[BEGIN Exercise materials]

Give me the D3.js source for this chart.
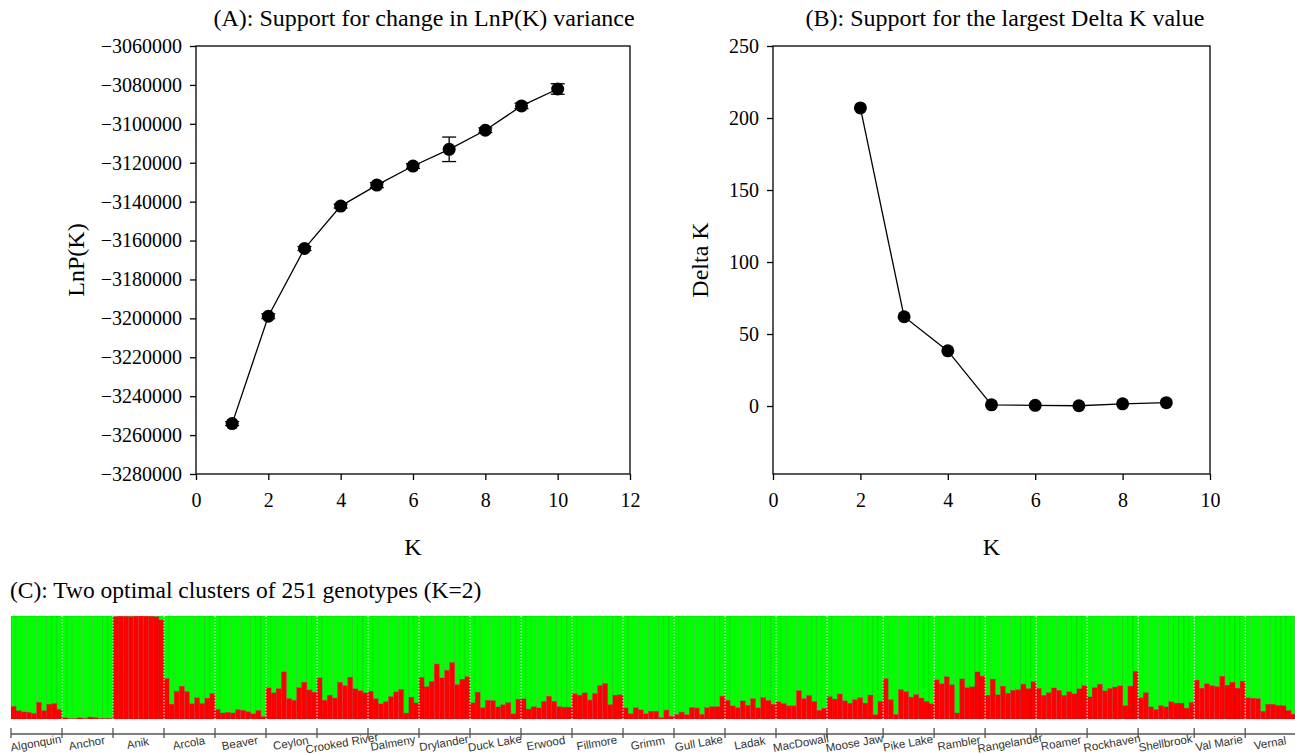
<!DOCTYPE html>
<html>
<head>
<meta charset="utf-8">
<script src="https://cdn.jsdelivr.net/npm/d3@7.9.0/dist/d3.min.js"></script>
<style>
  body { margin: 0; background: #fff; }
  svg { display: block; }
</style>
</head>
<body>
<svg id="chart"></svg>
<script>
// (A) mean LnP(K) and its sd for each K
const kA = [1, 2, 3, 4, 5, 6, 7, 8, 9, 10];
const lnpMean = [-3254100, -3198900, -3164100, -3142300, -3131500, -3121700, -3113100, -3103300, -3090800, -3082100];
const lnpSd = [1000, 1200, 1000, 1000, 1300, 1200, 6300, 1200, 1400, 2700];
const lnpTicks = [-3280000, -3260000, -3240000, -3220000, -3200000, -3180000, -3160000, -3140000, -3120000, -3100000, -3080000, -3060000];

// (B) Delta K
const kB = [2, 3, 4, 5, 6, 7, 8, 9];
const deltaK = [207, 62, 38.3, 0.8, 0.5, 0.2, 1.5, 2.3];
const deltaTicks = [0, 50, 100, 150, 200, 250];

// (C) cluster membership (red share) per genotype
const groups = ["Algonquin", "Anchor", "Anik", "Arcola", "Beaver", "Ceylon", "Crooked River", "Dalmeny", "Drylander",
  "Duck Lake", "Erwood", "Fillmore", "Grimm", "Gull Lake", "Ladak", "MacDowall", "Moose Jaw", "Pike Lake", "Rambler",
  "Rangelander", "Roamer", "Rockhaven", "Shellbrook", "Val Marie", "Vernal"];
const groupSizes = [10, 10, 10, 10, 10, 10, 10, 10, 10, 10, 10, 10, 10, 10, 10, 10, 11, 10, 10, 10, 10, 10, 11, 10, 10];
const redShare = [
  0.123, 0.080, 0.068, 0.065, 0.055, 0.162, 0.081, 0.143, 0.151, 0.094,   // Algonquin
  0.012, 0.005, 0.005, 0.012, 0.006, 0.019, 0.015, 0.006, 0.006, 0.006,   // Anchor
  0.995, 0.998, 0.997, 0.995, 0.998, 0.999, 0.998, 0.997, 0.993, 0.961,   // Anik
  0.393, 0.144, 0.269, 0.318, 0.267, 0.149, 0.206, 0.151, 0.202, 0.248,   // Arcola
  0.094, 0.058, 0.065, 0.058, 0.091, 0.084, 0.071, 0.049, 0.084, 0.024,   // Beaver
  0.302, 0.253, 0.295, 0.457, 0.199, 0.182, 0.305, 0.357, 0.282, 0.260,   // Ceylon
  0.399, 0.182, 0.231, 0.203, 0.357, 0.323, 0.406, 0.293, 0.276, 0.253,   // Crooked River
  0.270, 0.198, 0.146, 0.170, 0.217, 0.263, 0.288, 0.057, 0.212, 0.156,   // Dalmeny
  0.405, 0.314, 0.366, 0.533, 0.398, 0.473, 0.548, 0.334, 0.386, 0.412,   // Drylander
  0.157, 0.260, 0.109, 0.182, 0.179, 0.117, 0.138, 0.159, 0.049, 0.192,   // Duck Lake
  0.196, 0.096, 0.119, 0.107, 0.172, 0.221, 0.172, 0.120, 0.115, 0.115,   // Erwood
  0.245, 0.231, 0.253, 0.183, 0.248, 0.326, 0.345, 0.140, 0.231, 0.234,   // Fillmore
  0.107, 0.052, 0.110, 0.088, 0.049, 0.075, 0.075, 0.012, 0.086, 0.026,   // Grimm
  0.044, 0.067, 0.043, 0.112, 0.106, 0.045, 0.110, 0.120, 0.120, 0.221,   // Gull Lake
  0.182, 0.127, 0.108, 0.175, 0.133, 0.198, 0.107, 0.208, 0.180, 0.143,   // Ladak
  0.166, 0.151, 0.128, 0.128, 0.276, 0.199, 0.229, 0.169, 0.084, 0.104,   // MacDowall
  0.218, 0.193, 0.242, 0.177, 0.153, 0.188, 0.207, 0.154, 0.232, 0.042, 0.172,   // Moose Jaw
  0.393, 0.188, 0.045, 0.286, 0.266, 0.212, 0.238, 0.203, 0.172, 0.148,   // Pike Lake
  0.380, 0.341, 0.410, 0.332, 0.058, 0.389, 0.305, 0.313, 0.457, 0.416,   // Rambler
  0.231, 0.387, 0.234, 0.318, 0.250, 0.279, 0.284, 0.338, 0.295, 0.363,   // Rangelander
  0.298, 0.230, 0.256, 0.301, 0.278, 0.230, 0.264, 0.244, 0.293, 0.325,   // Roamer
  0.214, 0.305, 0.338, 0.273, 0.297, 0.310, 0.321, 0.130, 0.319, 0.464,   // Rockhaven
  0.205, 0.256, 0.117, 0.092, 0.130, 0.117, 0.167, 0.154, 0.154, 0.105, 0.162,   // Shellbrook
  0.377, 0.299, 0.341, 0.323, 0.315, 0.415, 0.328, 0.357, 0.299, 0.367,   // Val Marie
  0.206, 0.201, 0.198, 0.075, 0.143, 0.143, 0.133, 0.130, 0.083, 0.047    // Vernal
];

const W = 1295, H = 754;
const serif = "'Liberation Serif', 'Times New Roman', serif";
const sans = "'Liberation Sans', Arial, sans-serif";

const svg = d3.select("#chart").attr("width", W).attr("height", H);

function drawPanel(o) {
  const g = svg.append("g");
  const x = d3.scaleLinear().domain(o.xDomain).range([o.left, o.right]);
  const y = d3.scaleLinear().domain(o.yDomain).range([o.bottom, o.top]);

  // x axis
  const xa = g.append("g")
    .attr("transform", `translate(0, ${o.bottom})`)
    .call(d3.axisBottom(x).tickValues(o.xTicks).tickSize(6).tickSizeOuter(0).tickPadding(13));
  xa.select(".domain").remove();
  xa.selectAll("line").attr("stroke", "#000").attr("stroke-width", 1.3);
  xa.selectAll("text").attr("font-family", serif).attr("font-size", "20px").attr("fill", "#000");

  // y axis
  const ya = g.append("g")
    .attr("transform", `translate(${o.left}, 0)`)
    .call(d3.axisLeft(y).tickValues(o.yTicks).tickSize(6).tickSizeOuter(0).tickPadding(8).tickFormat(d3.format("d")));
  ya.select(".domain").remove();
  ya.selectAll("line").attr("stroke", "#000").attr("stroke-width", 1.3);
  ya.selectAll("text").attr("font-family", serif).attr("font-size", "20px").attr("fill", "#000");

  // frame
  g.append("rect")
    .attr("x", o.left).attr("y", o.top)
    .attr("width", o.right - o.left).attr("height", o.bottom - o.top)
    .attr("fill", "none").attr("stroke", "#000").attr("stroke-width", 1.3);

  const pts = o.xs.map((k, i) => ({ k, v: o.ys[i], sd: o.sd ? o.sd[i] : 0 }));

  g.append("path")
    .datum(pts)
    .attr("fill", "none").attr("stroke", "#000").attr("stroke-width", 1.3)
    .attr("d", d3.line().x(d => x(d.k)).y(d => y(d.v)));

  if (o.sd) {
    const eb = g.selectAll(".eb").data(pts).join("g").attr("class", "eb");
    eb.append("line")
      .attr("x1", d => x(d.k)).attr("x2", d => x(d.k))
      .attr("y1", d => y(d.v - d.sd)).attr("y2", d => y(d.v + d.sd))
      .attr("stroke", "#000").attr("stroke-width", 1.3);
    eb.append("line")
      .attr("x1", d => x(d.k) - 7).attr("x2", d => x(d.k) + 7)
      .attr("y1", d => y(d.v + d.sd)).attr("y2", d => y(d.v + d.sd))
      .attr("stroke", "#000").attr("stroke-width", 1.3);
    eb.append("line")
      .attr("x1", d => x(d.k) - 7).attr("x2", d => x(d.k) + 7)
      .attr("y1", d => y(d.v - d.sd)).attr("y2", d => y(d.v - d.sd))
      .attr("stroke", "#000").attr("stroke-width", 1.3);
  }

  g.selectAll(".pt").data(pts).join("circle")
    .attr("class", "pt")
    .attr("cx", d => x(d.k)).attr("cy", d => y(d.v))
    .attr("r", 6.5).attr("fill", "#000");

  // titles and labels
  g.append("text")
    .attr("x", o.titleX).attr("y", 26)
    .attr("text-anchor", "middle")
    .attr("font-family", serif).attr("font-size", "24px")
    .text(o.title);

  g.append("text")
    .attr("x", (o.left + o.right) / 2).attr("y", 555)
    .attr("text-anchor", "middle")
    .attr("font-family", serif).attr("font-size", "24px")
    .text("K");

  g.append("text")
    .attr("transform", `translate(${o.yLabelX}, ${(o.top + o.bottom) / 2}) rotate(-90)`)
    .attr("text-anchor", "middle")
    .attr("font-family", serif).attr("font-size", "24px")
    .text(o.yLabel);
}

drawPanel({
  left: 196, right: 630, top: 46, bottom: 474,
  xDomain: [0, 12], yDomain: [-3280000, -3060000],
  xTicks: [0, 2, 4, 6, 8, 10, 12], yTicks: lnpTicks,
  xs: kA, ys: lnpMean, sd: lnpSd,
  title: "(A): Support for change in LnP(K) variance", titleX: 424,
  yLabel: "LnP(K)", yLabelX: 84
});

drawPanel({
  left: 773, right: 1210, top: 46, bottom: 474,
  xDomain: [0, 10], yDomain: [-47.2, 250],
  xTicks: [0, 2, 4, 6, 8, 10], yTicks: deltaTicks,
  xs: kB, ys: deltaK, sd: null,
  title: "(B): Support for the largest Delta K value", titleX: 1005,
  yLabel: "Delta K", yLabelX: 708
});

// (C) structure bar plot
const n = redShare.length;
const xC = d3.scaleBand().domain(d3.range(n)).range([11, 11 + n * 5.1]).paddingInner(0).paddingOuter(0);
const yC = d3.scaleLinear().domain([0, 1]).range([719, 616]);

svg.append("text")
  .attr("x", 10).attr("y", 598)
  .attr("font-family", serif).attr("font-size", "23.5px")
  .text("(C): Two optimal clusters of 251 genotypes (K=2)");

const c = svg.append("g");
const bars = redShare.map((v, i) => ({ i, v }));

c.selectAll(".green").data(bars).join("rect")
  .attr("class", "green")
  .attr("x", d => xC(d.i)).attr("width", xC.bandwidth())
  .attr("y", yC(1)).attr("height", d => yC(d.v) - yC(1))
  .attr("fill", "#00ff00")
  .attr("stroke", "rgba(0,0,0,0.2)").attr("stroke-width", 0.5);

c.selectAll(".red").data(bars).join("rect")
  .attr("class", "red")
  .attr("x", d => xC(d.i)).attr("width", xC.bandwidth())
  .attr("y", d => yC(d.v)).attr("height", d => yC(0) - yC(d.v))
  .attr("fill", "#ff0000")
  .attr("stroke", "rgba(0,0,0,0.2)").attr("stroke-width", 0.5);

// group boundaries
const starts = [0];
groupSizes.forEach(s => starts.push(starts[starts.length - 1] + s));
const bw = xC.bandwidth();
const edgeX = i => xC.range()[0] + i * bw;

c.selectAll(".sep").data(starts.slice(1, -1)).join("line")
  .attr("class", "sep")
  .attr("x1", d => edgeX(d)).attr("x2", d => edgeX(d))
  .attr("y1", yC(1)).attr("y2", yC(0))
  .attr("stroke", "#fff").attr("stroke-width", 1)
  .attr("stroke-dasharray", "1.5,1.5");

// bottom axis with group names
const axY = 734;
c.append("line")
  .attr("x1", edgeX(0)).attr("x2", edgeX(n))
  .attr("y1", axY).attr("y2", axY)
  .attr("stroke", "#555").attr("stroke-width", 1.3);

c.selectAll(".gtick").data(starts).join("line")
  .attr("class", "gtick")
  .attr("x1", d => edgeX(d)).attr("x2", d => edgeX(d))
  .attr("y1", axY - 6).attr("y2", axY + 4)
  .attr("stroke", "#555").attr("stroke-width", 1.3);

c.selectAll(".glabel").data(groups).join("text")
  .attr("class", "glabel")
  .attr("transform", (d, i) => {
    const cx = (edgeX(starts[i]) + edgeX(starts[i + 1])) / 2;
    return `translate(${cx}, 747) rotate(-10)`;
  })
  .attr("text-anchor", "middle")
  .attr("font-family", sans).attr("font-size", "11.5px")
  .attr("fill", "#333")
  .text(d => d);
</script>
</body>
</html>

[END Exercise materials]
[BEGIN Exercise materials]

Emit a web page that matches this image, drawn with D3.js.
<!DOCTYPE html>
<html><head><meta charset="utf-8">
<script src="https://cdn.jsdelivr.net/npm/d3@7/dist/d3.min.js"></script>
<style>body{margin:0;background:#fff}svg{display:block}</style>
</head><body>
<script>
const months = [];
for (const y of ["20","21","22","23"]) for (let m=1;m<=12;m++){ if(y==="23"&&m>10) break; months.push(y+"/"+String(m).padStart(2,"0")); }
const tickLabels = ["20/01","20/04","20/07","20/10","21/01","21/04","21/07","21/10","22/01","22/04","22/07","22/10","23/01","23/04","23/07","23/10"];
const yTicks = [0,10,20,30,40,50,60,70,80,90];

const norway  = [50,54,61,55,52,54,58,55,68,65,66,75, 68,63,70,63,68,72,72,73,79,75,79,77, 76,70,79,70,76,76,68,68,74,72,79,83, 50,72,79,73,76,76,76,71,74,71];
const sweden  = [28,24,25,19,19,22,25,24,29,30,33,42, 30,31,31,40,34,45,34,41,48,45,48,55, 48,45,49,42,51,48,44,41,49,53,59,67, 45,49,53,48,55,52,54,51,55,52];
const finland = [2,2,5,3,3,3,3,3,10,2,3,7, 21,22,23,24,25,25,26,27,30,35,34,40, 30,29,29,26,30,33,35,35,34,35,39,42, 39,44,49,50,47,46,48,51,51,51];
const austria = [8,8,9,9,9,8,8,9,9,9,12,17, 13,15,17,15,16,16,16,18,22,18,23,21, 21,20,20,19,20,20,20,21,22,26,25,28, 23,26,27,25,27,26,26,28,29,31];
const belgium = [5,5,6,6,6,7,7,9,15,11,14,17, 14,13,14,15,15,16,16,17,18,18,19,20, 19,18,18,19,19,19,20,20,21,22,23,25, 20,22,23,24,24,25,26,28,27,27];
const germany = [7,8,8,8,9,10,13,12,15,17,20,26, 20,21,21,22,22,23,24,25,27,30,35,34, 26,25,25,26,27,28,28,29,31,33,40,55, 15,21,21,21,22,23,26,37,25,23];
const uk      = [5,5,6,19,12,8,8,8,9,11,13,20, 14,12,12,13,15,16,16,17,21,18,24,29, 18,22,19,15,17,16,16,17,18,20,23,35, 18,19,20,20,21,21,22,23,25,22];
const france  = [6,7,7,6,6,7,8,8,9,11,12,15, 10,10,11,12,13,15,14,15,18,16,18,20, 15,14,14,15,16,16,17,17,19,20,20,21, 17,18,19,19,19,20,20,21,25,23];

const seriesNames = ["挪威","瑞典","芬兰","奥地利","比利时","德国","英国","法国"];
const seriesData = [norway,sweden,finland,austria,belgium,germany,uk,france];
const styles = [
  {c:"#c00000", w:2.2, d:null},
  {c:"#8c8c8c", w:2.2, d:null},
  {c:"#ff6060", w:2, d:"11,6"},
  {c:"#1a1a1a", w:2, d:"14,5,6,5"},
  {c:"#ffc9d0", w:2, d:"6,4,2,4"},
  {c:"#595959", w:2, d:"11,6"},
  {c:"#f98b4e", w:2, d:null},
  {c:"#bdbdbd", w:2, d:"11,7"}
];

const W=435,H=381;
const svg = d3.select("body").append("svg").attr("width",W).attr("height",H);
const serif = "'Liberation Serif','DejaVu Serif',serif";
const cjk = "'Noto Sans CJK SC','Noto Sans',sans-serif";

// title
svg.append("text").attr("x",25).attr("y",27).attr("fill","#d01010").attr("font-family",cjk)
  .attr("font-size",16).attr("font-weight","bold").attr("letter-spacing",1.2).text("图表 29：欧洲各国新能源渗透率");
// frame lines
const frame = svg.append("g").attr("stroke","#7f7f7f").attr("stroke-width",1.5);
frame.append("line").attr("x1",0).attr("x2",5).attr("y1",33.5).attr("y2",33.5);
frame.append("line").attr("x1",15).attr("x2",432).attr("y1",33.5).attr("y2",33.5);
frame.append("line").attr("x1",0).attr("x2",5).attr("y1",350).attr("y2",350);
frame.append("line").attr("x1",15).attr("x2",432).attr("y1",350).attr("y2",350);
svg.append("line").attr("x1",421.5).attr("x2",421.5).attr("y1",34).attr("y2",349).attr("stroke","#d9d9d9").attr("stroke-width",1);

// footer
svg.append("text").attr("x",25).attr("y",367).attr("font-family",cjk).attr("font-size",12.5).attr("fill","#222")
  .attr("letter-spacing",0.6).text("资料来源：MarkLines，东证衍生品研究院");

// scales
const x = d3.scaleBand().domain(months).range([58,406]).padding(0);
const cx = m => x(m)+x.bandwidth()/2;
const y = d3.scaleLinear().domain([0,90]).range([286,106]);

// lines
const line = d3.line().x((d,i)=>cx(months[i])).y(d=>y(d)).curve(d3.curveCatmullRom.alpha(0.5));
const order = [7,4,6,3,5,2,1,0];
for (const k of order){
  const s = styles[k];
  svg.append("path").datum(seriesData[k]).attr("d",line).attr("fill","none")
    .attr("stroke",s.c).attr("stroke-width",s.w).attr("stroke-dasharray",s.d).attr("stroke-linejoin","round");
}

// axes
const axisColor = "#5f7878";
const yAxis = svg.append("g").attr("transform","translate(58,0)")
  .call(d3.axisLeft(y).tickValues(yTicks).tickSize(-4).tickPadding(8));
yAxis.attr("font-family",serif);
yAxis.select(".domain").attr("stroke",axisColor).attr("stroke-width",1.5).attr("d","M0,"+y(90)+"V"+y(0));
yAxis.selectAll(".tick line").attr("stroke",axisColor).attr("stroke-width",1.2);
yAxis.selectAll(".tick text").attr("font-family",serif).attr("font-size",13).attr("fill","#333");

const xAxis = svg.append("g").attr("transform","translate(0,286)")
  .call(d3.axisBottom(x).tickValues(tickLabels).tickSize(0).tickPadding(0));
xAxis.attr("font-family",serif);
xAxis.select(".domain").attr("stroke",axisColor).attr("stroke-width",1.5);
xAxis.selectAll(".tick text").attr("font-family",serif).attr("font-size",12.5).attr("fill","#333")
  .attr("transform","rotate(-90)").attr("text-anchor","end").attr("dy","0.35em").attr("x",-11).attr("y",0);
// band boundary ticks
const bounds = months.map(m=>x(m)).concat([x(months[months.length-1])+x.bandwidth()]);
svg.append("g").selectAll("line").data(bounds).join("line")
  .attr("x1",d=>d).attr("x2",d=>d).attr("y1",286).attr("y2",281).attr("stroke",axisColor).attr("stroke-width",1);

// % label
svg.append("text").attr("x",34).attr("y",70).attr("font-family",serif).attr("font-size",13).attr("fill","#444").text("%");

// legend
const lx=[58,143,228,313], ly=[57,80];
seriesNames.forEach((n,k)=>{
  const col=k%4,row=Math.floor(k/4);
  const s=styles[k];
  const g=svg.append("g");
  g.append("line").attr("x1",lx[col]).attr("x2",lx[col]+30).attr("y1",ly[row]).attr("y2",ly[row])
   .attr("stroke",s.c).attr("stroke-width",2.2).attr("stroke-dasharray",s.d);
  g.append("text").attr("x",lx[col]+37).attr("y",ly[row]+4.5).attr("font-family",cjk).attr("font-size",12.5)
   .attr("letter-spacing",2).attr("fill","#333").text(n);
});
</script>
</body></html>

[END Exercise materials]

Word for word, restate the lines beginning with the one that has "Give me the D3.js source for this chart." and ending with the one that has "const deltaTicks = [0, 50, 100, 150, 200, 250];". Keep both ends and skip any pictures.

Give me the D3.js source for this chart.
<!DOCTYPE html>
<html>
<head>
<meta charset="utf-8">
<script src="https://cdn.jsdelivr.net/npm/d3@7.9.0/dist/d3.min.js"></script>
<style>
  body { margin: 0; background: #fff; }
  svg { display: block; }
</style>
</head>
<body>
<svg id="chart"></svg>
<script>
// (A) mean LnP(K) and its sd for each K
const kA = [1, 2, 3, 4, 5, 6, 7, 8, 9, 10];
const lnpMean = [-3254100, -3198900, -3164100, -3142300, -3131500, -3121700, -3113100, -3103300, -3090800, -3082100];
const lnpSd = [1000, 1200, 1000, 1000, 1300, 1200, 6300, 1200, 1400, 2700];
const lnpTicks = [-3280000, -3260000, -3240000, -3220000, -3200000, -3180000, -3160000, -3140000, -3120000, -3100000, -3080000, -3060000];

// (B) Delta K
const kB = [2, 3, 4, 5, 6, 7, 8, 9];
const deltaK = [207, 62, 38.3, 0.8, 0.5, 0.2, 1.5, 2.3];
const deltaTicks = [0, 50, 100, 150, 200, 250];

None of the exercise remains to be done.